=== SUPPLIED INFORMATION ===
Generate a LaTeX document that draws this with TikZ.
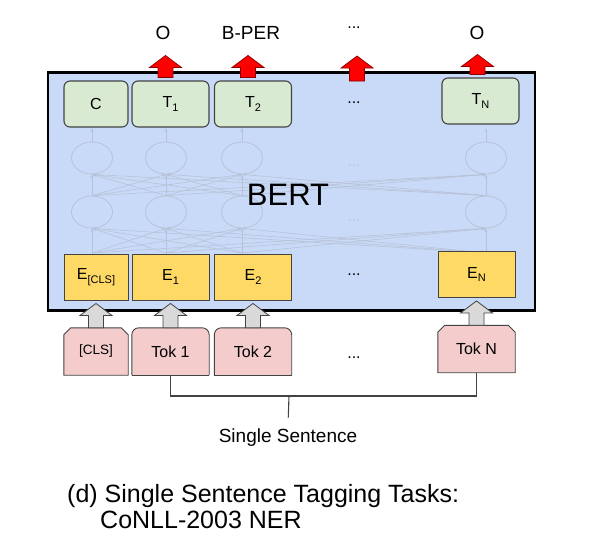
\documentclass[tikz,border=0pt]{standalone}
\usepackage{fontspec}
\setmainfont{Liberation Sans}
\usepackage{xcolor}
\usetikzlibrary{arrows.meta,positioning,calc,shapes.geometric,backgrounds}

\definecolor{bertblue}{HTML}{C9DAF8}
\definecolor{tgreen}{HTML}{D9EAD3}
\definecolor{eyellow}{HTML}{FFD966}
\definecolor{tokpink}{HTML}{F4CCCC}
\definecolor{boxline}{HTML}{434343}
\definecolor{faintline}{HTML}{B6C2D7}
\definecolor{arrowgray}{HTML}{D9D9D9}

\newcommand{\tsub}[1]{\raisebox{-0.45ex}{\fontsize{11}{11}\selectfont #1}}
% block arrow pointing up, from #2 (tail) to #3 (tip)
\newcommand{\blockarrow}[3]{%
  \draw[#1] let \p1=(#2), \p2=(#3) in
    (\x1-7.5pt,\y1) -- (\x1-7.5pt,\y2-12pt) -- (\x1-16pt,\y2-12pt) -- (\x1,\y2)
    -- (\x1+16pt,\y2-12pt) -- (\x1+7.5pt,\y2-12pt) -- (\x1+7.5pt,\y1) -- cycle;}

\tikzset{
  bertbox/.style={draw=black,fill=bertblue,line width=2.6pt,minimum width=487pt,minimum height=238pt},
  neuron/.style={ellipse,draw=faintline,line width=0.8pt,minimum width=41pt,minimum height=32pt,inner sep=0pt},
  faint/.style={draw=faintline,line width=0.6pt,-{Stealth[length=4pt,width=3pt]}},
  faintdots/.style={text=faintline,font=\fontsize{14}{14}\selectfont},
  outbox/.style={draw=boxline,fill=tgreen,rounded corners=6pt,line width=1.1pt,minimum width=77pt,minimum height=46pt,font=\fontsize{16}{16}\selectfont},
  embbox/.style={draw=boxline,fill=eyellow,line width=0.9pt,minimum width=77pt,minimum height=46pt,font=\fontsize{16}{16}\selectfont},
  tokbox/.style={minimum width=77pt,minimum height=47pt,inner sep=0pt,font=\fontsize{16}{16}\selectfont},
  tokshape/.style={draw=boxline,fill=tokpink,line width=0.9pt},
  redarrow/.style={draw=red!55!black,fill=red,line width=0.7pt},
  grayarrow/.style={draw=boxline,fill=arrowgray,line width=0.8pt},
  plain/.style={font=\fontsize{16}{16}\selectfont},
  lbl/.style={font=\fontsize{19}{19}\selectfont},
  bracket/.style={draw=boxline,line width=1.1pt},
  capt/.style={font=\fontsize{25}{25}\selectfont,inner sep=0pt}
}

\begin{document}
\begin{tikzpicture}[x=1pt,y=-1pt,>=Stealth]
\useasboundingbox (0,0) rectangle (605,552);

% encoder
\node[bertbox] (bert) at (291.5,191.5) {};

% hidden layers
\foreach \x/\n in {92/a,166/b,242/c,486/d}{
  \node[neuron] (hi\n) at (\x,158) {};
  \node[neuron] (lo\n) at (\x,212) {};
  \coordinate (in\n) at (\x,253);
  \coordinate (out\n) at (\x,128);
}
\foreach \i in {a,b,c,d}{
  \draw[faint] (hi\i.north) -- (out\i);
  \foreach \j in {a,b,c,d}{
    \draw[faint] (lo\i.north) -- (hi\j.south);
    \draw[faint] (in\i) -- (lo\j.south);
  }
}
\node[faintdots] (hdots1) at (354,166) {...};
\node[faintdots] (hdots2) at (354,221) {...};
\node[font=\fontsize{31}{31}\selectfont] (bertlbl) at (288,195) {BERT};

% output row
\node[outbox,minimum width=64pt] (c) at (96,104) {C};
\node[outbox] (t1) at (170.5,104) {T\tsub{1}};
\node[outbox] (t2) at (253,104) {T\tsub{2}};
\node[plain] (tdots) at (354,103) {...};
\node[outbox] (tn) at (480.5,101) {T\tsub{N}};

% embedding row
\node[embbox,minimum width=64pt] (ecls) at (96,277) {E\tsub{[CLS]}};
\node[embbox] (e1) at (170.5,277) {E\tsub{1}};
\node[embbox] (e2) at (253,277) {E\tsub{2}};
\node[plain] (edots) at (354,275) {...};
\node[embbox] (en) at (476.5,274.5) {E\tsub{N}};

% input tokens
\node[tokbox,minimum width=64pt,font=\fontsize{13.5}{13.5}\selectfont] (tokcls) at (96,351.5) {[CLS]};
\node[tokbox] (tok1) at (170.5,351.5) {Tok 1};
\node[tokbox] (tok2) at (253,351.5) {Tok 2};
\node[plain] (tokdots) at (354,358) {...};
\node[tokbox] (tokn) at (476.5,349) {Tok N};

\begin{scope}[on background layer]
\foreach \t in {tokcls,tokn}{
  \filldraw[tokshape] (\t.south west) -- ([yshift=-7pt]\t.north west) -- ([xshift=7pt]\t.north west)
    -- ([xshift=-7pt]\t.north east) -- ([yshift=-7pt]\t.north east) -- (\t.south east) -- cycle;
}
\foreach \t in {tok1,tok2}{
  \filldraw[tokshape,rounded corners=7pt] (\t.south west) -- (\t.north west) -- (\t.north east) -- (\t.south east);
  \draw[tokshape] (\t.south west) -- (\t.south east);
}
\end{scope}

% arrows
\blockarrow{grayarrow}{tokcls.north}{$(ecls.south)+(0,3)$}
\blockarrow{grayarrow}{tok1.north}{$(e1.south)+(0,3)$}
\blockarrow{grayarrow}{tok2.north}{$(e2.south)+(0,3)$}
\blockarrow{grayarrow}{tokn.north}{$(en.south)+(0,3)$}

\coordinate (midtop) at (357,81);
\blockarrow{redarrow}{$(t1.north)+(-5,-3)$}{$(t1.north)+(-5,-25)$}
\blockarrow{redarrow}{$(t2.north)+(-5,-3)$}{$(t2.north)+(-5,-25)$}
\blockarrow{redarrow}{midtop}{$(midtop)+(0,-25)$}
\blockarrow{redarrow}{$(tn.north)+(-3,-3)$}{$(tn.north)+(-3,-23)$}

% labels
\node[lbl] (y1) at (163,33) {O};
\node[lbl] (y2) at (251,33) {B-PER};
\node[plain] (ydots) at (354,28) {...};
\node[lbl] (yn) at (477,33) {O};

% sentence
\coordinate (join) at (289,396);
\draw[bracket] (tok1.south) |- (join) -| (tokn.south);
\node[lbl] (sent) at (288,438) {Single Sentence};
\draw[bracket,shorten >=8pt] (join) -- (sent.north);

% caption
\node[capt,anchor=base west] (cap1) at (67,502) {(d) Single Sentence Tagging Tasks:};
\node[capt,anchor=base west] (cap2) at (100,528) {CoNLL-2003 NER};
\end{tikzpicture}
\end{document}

=== WHAT YOU WILL DO ===
Copy out the whole listing exactly, and don't carry over any pictures.

=== COMPLETE RESPONSE ===
Generate a LaTeX document that draws this with TikZ.
\documentclass[tikz,border=0pt]{standalone}
\usepackage{fontspec}
\setmainfont{Liberation Sans}
\usepackage{xcolor}
\usetikzlibrary{arrows.meta,positioning,calc,shapes.geometric,backgrounds}

\definecolor{bertblue}{HTML}{C9DAF8}
\definecolor{tgreen}{HTML}{D9EAD3}
\definecolor{eyellow}{HTML}{FFD966}
\definecolor{tokpink}{HTML}{F4CCCC}
\definecolor{boxline}{HTML}{434343}
\definecolor{faintline}{HTML}{B6C2D7}
\definecolor{arrowgray}{HTML}{D9D9D9}

\newcommand{\tsub}[1]{\raisebox{-0.45ex}{\fontsize{11}{11}\selectfont #1}}
% block arrow pointing up, from #2 (tail) to #3 (tip)
\newcommand{\blockarrow}[3]{%
  \draw[#1] let \p1=(#2), \p2=(#3) in
    (\x1-7.5pt,\y1) -- (\x1-7.5pt,\y2-12pt) -- (\x1-16pt,\y2-12pt) -- (\x1,\y2)
    -- (\x1+16pt,\y2-12pt) -- (\x1+7.5pt,\y2-12pt) -- (\x1+7.5pt,\y1) -- cycle;}

\tikzset{
  bertbox/.style={draw=black,fill=bertblue,line width=2.6pt,minimum width=487pt,minimum height=238pt},
  neuron/.style={ellipse,draw=faintline,line width=0.8pt,minimum width=41pt,minimum height=32pt,inner sep=0pt},
  faint/.style={draw=faintline,line width=0.6pt,-{Stealth[length=4pt,width=3pt]}},
  faintdots/.style={text=faintline,font=\fontsize{14}{14}\selectfont},
  outbox/.style={draw=boxline,fill=tgreen,rounded corners=6pt,line width=1.1pt,minimum width=77pt,minimum height=46pt,font=\fontsize{16}{16}\selectfont},
  embbox/.style={draw=boxline,fill=eyellow,line width=0.9pt,minimum width=77pt,minimum height=46pt,font=\fontsize{16}{16}\selectfont},
  tokbox/.style={minimum width=77pt,minimum height=47pt,inner sep=0pt,font=\fontsize{16}{16}\selectfont},
  tokshape/.style={draw=boxline,fill=tokpink,line width=0.9pt},
  redarrow/.style={draw=red!55!black,fill=red,line width=0.7pt},
  grayarrow/.style={draw=boxline,fill=arrowgray,line width=0.8pt},
  plain/.style={font=\fontsize{16}{16}\selectfont},
  lbl/.style={font=\fontsize{19}{19}\selectfont},
  bracket/.style={draw=boxline,line width=1.1pt},
  capt/.style={font=\fontsize{25}{25}\selectfont,inner sep=0pt}
}

\begin{document}
\begin{tikzpicture}[x=1pt,y=-1pt,>=Stealth]
\useasboundingbox (0,0) rectangle (605,552);

% encoder
\node[bertbox] (bert) at (291.5,191.5) {};

% hidden layers
\foreach \x/\n in {92/a,166/b,242/c,486/d}{
  \node[neuron] (hi\n) at (\x,158) {};
  \node[neuron] (lo\n) at (\x,212) {};
  \coordinate (in\n) at (\x,253);
  \coordinate (out\n) at (\x,128);
}
\foreach \i in {a,b,c,d}{
  \draw[faint] (hi\i.north) -- (out\i);
  \foreach \j in {a,b,c,d}{
    \draw[faint] (lo\i.north) -- (hi\j.south);
    \draw[faint] (in\i) -- (lo\j.south);
  }
}
\node[faintdots] (hdots1) at (354,166) {...};
\node[faintdots] (hdots2) at (354,221) {...};
\node[font=\fontsize{31}{31}\selectfont] (bertlbl) at (288,195) {BERT};

% output row
\node[outbox,minimum width=64pt] (c) at (96,104) {C};
\node[outbox] (t1) at (170.5,104) {T\tsub{1}};
\node[outbox] (t2) at (253,104) {T\tsub{2}};
\node[plain] (tdots) at (354,103) {...};
\node[outbox] (tn) at (480.5,101) {T\tsub{N}};

% embedding row
\node[embbox,minimum width=64pt] (ecls) at (96,277) {E\tsub{[CLS]}};
\node[embbox] (e1) at (170.5,277) {E\tsub{1}};
\node[embbox] (e2) at (253,277) {E\tsub{2}};
\node[plain] (edots) at (354,275) {...};
\node[embbox] (en) at (476.5,274.5) {E\tsub{N}};

% input tokens
\node[tokbox,minimum width=64pt,font=\fontsize{13.5}{13.5}\selectfont] (tokcls) at (96,351.5) {[CLS]};
\node[tokbox] (tok1) at (170.5,351.5) {Tok 1};
\node[tokbox] (tok2) at (253,351.5) {Tok 2};
\node[plain] (tokdots) at (354,358) {...};
\node[tokbox] (tokn) at (476.5,349) {Tok N};

\begin{scope}[on background layer]
\foreach \t in {tokcls,tokn}{
  \filldraw[tokshape] (\t.south west) -- ([yshift=-7pt]\t.north west) -- ([xshift=7pt]\t.north west)
    -- ([xshift=-7pt]\t.north east) -- ([yshift=-7pt]\t.north east) -- (\t.south east) -- cycle;
}
\foreach \t in {tok1,tok2}{
  \filldraw[tokshape,rounded corners=7pt] (\t.south west) -- (\t.north west) -- (\t.north east) -- (\t.south east);
  \draw[tokshape] (\t.south west) -- (\t.south east);
}
\end{scope}

% arrows
\blockarrow{grayarrow}{tokcls.north}{$(ecls.south)+(0,3)$}
\blockarrow{grayarrow}{tok1.north}{$(e1.south)+(0,3)$}
\blockarrow{grayarrow}{tok2.north}{$(e2.south)+(0,3)$}
\blockarrow{grayarrow}{tokn.north}{$(en.south)+(0,3)$}

\coordinate (midtop) at (357,81);
\blockarrow{redarrow}{$(t1.north)+(-5,-3)$}{$(t1.north)+(-5,-25)$}
\blockarrow{redarrow}{$(t2.north)+(-5,-3)$}{$(t2.north)+(-5,-25)$}
\blockarrow{redarrow}{midtop}{$(midtop)+(0,-25)$}
\blockarrow{redarrow}{$(tn.north)+(-3,-3)$}{$(tn.north)+(-3,-23)$}

% labels
\node[lbl] (y1) at (163,33) {O};
\node[lbl] (y2) at (251,33) {B-PER};
\node[plain] (ydots) at (354,28) {...};
\node[lbl] (yn) at (477,33) {O};

% sentence
\coordinate (join) at (289,396);
\draw[bracket] (tok1.south) |- (join) -| (tokn.south);
\node[lbl] (sent) at (288,438) {Single Sentence};
\draw[bracket,shorten >=8pt] (join) -- (sent.north);

% caption
\node[capt,anchor=base west] (cap1) at (67,502) {(d) Single Sentence Tagging Tasks:};
\node[capt,anchor=base west] (cap2) at (100,528) {CoNLL-2003 NER};
\end{tikzpicture}
\end{document}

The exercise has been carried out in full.